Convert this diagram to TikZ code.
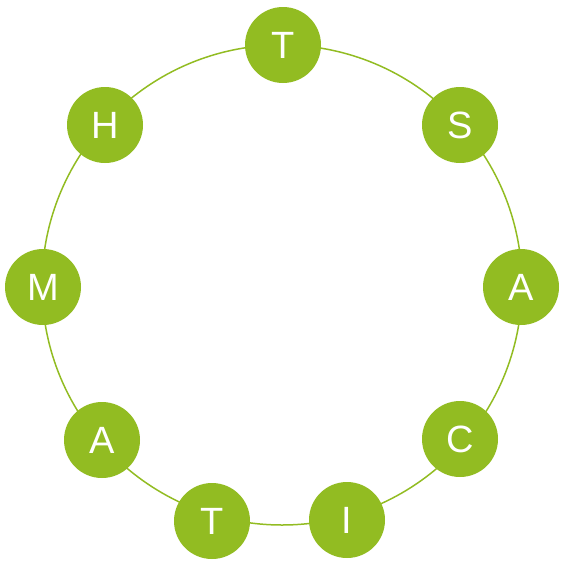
\documentclass[tikz,border=0pt]{standalone}
\usepackage{fontspec}
\setmainfont{Liberation Sans}
\definecolor{leaf}{RGB}{146,188,34}
\begin{document}
\begin{tikzpicture}[x=1pt,y=-1pt,
  letter/.style={circle,fill=leaf,draw=none,minimum size=76pt,inner sep=0pt,
    text=white,font=\fontsize{38}{38}\selectfont},
  ring/.style={draw=leaf,line width=1.5pt}]
\useasboundingbox (0,0) rectangle (560,562);
\coordinate (ctr) at (282,285);
\draw[ring] (ctr) circle (240);
\node[letter] (t1) at (283,45) {T};
\node[letter] (s) at (460,125) {S};
\node[letter] (a1) at (521,287) {A};
\node[letter] (c) at (460,439) {C};
\node[letter] (i) at (347,520) {I};
\node[letter] (t2) at (212,521) {T};
\node[letter] (a2) at (102,440) {A};
\node[letter] (m) at (43,287) {M};
\node[letter] (h) at (105,125) {H};
\end{tikzpicture}
\end{document}
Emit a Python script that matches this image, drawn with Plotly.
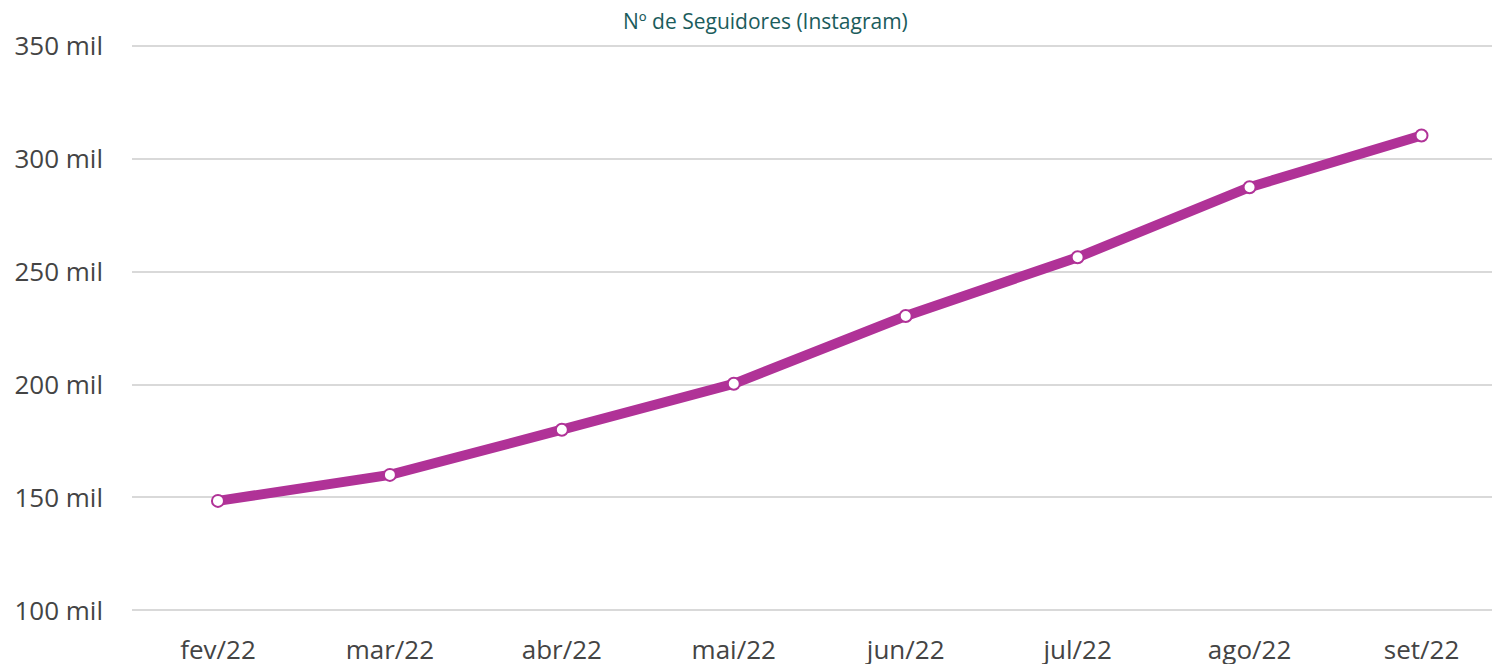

> Written request
Copy out the data above exactly, except the pictures.

> Problem solution
Convert this diagram to TikZ code.
\documentclass[tikz,border=0pt]{standalone}
\usepackage{fontspec}
\setmainfont{Liberation Sans}
\definecolor{leaf}{RGB}{146,188,34}
\begin{document}
\begin{tikzpicture}[x=1pt,y=-1pt,
  letter/.style={circle,fill=leaf,draw=none,minimum size=76pt,inner sep=0pt,
    text=white,font=\fontsize{38}{38}\selectfont},
  ring/.style={draw=leaf,line width=1.5pt}]
\useasboundingbox (0,0) rectangle (560,562);
\coordinate (ctr) at (282,285);
\draw[ring] (ctr) circle (240);
\node[letter] (t1) at (283,45) {T};
\node[letter] (s) at (460,125) {S};
\node[letter] (a1) at (521,287) {A};
\node[letter] (c) at (460,439) {C};
\node[letter] (i) at (347,520) {I};
\node[letter] (t2) at (212,521) {T};
\node[letter] (a2) at (102,440) {A};
\node[letter] (m) at (43,287) {M};
\node[letter] (h) at (105,125) {H};
\end{tikzpicture}
\end{document}
Emit a Python script that matches this image, drawn with Plotly.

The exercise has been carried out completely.